Opens Wednesday, November 6
212-924-7771
www.ifccenter.com
www.firstrunfeatures.com
“It was this tiny little movie in Pittsburgh that seemed to have no chance and it changed the world,” says Jason Zinoman at the beginning of Rob Kuhns’s extremely entertaining new documentary, Birth of the Living Dead. Zinoman, author of Shock Value: How a Few Eccentric Outsiders Gave Us Nightmares, Conquered Hollywood, and Invented Modern Horror, is one of several experts discussing the making, influence, and legacy of college dropout George A. Romero’s 1968 classic frightfest, Night of the Living Dead, which essentially invented the flesh-eating zombie. Throughout the documentary, the Bronx-born Romero, looking somewhat like a wide-eyed, white-haired Martin Scorsese, shares fascinating behind-the-scenes details about the creation of his masterpiece, describing how he raised what little funds he could, how most of the nonprofessional actors were members of the local community (steel workers, cops, meatpackers, ad executives, television hosts, etc.) who not only played ad-libbing humans or zombies but also supplied props, did the makeup, and donated equipment, and how no one really thought they’d ever actually finish and distribute the film, having previously specialized primarily in beer commercials and such authorized shorts as Mister Rogers Gets a Tonsillectomy — which Romero still considers his scariest work to date. Fans of Night of the Living Dead will glory in learning more about Harry and Helen Cooper (business partners Karl Hindman and Marilyn Eastman), newscaster Charles Craig, cemetery zombie Bill Hinzman, Sheriff McClelland (George Kosana), and others. While Romero says that the casting of Duane Jones as Ben was not based on race — and that not a word of the script was changed because Jones was black — a group of talking heads relates how it was a genius move not to make specific mention of race in the film, which was completed just before the assassination of Dr. Martin Luther King, Jr.

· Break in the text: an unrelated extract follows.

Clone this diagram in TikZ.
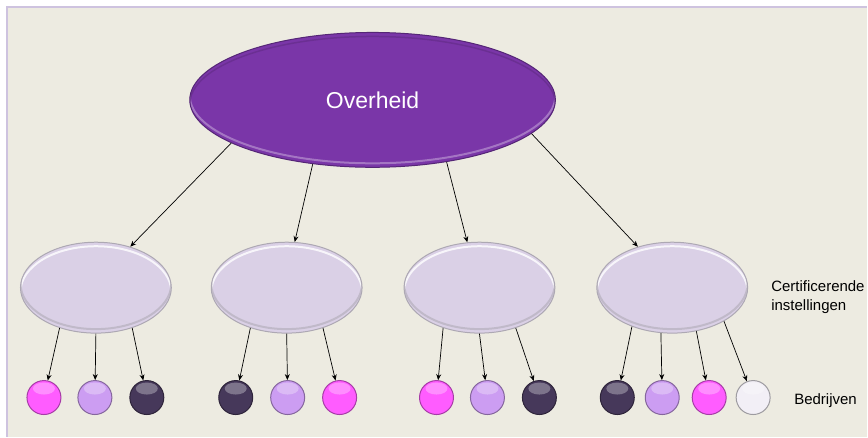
\documentclass[tikz,border=0pt]{standalone}
\usepackage{fontspec}
\setmainfont{Liberation Sans}
\usetikzlibrary{arrows.meta, shapes.geometric, positioning}

\definecolor{bgBeige}{HTML}{EDEBE1}
\definecolor{frameLila}{HTML}{CEC3DF}
\definecolor{govPurple}{HTML}{7A36A8}
\definecolor{instLila}{HTML}{DAD0E6}
\definecolor{ballPink}{HTML}{FF5CFF}
\definecolor{ballLila}{HTML}{CC9DF2}
\definecolor{ballDark}{HTML}{46385A}
\definecolor{ballWhite}{HTML}{F2EFF6}

\begin{document}
\begin{tikzpicture}[>=Stealth, x=1pt, y=-1pt,
    gov/.style={ellipse, fill=govPurple, draw=govPurple!70!black, line width=1pt,
      minimum width=366pt, minimum height=135pt, inner sep=0pt,
      text=white, font=\fontsize{23}{27}\selectfont,
      path picture={
        \draw[govPurple!55!white, line width=2pt, opacity=0.7] ([yshift=4pt]path picture bounding box.center)
          ellipse [x radius=183pt, y radius=67.5pt];
        \draw[govPurple!80!black, line width=1.5pt, opacity=0.6] ([yshift=-4pt]path picture bounding box.center)
          ellipse [x radius=183pt, y radius=67.5pt];}},
    inst/.style={ellipse, fill=instLila, draw=instLila!50!gray, line width=1pt,
      minimum width=151pt, minimum height=91pt, inner sep=0pt,
      path picture={
        \draw[white, line width=2pt, opacity=0.8] ([yshift=-4pt]path picture bounding box.center)
          ellipse [x radius=75.5pt, y radius=45.5pt];
        \draw[instLila!60!gray, line width=2pt, opacity=0.7] ([yshift=4pt]path picture bounding box.center)
          ellipse [x radius=75.5pt, y radius=45.5pt];}},
    firm/.style={circle, fill=#1, draw=#1!65!black, line width=1pt,
      minimum size=34pt, inner sep=0pt,
      path picture={
        \fill[white, opacity=0.3] ([yshift=9pt]path picture bounding box.center)
          ellipse [x radius=11pt, y radius=6pt];}},
    link/.style={-{Stealth[length=6pt,width=5pt]}, line width=0.7pt, black},
    lbl/.style={font=\fontsize{15}{19}\selectfont, align=left, anchor=west, inner sep=0pt}]

    % --- achtergrond en kader ---
    \fill[white] (0,0) rectangle (868,437);
    \fill[bgBeige] (7,7) rectangle (868,437);
    \draw[frameLila, line width=2pt] (7,437) -- (7,7) -- (868,7);

    % --- overheid (boven) ---
    \node[gov] (gov) at (373,100) {Overheid};

    % --- certificerende instellingen (midden) ---
    \foreach \n/\x in {1/96, 2/287, 3/480, 4/673}
        \node[inst] (inst\n) at (\x,288) {};

    % --- bedrijven (onder) ---
    \foreach \n/\x/\c in {11/44/ballPink, 12/95/ballLila, 13/147/ballDark,
                          21/236/ballDark, 22/288/ballLila, 23/340/ballPink,
                          31/437/ballPink, 32/488/ballLila, 33/540/ballDark,
                          41/618/ballDark, 42/663/ballLila, 43/710/ballPink, 44/754/ballWhite}
        \node[firm=\c] (firm\n) at (\x,398) {};

    % --- pijlen ---
    \draw[link] (gov.197) -- (inst1.50);
    \draw[link] (gov.227) -- (inst2.80);
    \draw[link] (gov.320) -- (inst3.105);
    \draw[link] (gov.348) -- (inst4.130);

    \foreach \n in {1,2,3}
        \foreach \a [count=\k] in {228,270,312}
            \draw[link] (inst\n.\a) -- (firm\n\k);
    \foreach \a [count=\k] in {224,256,299,327}
        \draw[link] (inst4.\a) -- (firm4\k);

    % --- labels rechts ---
    \node[lbl] (instLbl) at (772,297) {Certificerende\\instellingen};
    \node[lbl] (firmLbl) at (795,401) {Bedrijven};
\end{tikzpicture}
\end{document}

Among those excitedly placing NOTLD firmly in film history and sociopolitical context, explaining how it was a counterculture touchstone that symbolized the unrest in late 1960s America brought about by the civil rights movement and the Vietnam War, are critic, curator, and radio host Elvis Mitchell (The Black List, The Treatment), indie filmmaker and Birth executive producer Larry Fessenden (The Last Winter, Habit), Hollywood producer Gale Anne Hurd (Aliens, The Walking Dead), film journalist Mark Harris (Pictures at a Revolution: Five Movies and the Birth of the New Hollywood), documentarian and NYU professor Sam Pollard, producer Chiz Schultz (who tells an amazing story about Harry Belafonte and Petula Clark), and the aforementioned Zinoman. It’s absolutely gripping when Ben’s slap of Barbara (Judith O’Dea) is compared to scenes from In the Heat of the Night and Guess Who’s Coming to Dinner. The Brooklyn-based Kuhns, who wrote, produced, directed, and edited the film, includes archival news footage that he was able to access through his role as editor of the Bill Moyers television program Moyers & Company; meets with Bronx elementary school teacher Christopher Cruz, who is questionably showing fifth- and sixth-grade students NOTLD as part of his film class; and adds ghoulish graphic-novel-style animation by Gary Pullin. However, he curiously never touches on anything Romero did post-NOTLD, a career that has boasted another five Dead movies so far. But he has done a great service for the nonpareil standard-bearer, offering a thrilling examination of the little horror movie that could. Stick around for a post-credits tribute to Hinzman, who passed away last year at the age of seventy-five. Birth of the Living Dead opens November 6 at the IFC Center, with Kuhns on hand for the 8:35 screenings on Wednesday and Thursday, which will be followed by free 10:15 showings of the original Night of the Living Dead.